Two journalists held without charge

New York, September 3, 2008The Committee to Protect Journalists calls on Iranian authorities to disclose charges against two detained Kurdish journalists or release them immediately.

On August 28, security forces arrested Anvar Sa’di Muchashi and his cousin at his home in Sanandaj, the capital of the Kordestan province in northwestern Iran, and took them to an unknown location, local journalists told CPJ. A colleague told CPJ that Muchashi, 29, wrote for various local news outlets and has given interviews to Kurdish satellite channels as a journalist and an activist. Muchashi is also a law student at Tehran International University and was previously a staff writer at the now banned weekly newspaper Karaftu.

A day before his arrest, Muchashi told his colleagues that he had received a call from someone who identified himself as security personnel and told Muchashi, “You have crossed the red lines,” one of them told CPJ.

On August 9, security forces arrested Massoud Kurdpour, a freelance journalist and human rights activist, at his home in Bokan, a Kurdish city in northwest Iran, his brother Jaafar Kurdpour told CPJ. Kurdpour, staff writer for the now banned weekly Didga (Views), has regularly given interviews on Kurdish issues in Iran to international outlets such as Voice of America, Radio Farda, BBC Persian, and Deutsche Welle.

“The secrecy surrounding the arrests of Anvar Sa’di Muchashi and Massoud Kurdpour is disturbing,” said CPJ Executive Director Joel Simon. “Our colleagues are entitled to due process. We call on the Iranian authorities to either charge or release them immediately.”

Local journalists told CPJ that Muchashi and Kurdpour are not legally entitled to a lawyer until they are formally charged.

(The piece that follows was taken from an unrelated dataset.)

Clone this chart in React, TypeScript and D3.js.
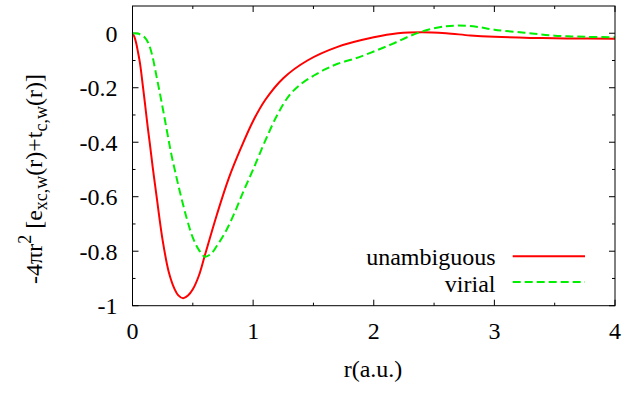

Kurdpour’s brother, who lives in Sweden, said the family has been in touch with him in prison, and that when they last saw him a few days ago he had lost weight and said he had been mistreated. He also said that his family has not been able to talk to Kurdpour regarding his case during their visits, but that they have heard from sources within the security services that part of the reason he was picked up was that “he has talked to international news agencies in the last 10 years.”
 
Kurdpour’s last interview was with the Kurdish service of the VOA on July 12 about a workers’ strike commemorating the assassination of a Kurdish leader by Iranian agents in Germany in 1989.